Canada/France: Barley farmers benefit from Chinese-Australian trade dispute

Canadian and to a lesser extend also French farmers benefit from the ongoing discussions between China and Australia on unfair trade practices. Canadian barley shipments to China increased by more than one third in May compared to the previous year. The Canadian Grain Commission reported that Canada exported 175,500 tons of barley to China, an increase of 38%. Also imports of European barley and especially barley of French origin will rise. Strategie Grains expects 6% more barley shipments for this season’s barley from the European Union.

China imposed in May tariffs totaling 80.5 percent on Australian barley, which were widely seen as retaliation for earlier Australian anti-dumping measures against China (, 11.5.2020). Officially the China Chamber of International Commerce and the Ministry of Commerce (MOFCOM) argued that Australian exporters sold barley to Chinese importers at below the cost of production. As a proof, MOFCOM cited a much lower price for Australian barley exports to Egypt, ignoring the fact, that the quality of this barley destined for feed purposes was much lower.
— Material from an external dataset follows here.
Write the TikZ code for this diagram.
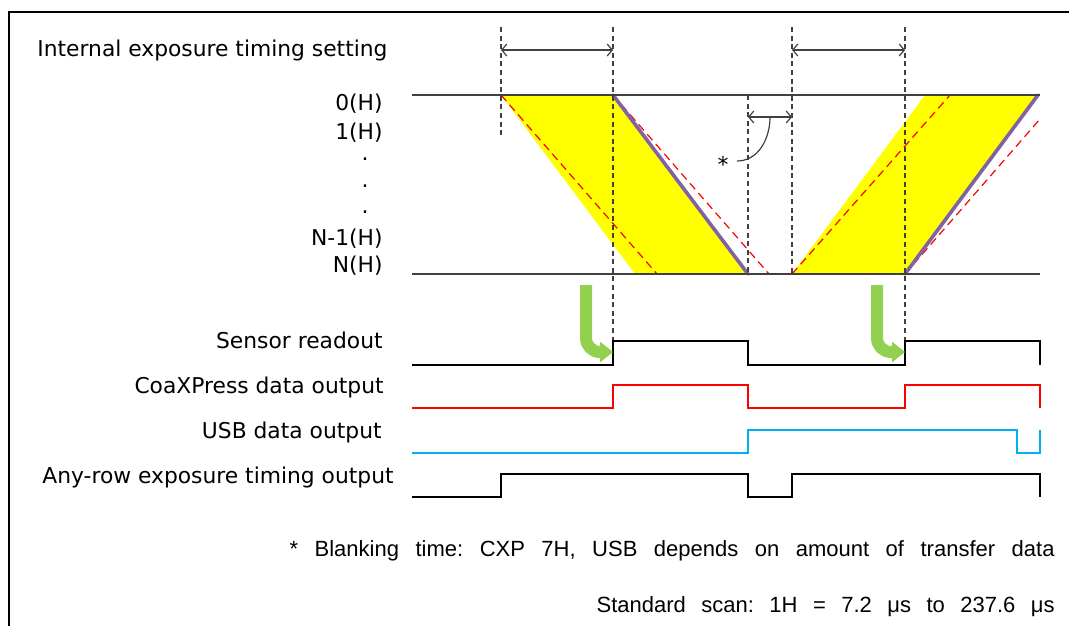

China also claimed that the dumping caused damage to its domestic industry between 2014 and 2018, again ignoring the fact that Chinese barley production has been in decline for decades due to the uncompetitive small-scale-production in remote and poorer parts of China compared to the highly industrialized grain production on a much larger scale in Australia.

In 2019, Canada exported barley worth USD 532 million and was the fifth largest exporter of barley worldwide behind France (USD 1.5 billion), Russia (USD 762 million), Australia (USD 727 million) and Argentina (USD 720 million). However, concerning barley exports to China, Canada already ranked second behind Australia which will help now to increase its share further.

It is expected that Canadian acres allocated to barley in Canada will now rise to the highest in more than a decade. “Unfortunately, what’s happening to Australia will benefit Canada,” Errol Anderson, President of ProMarket Communications in Calgary was quoted by Bloomberg. “If China comes into the market, really those additional acres will be absorbed easily.”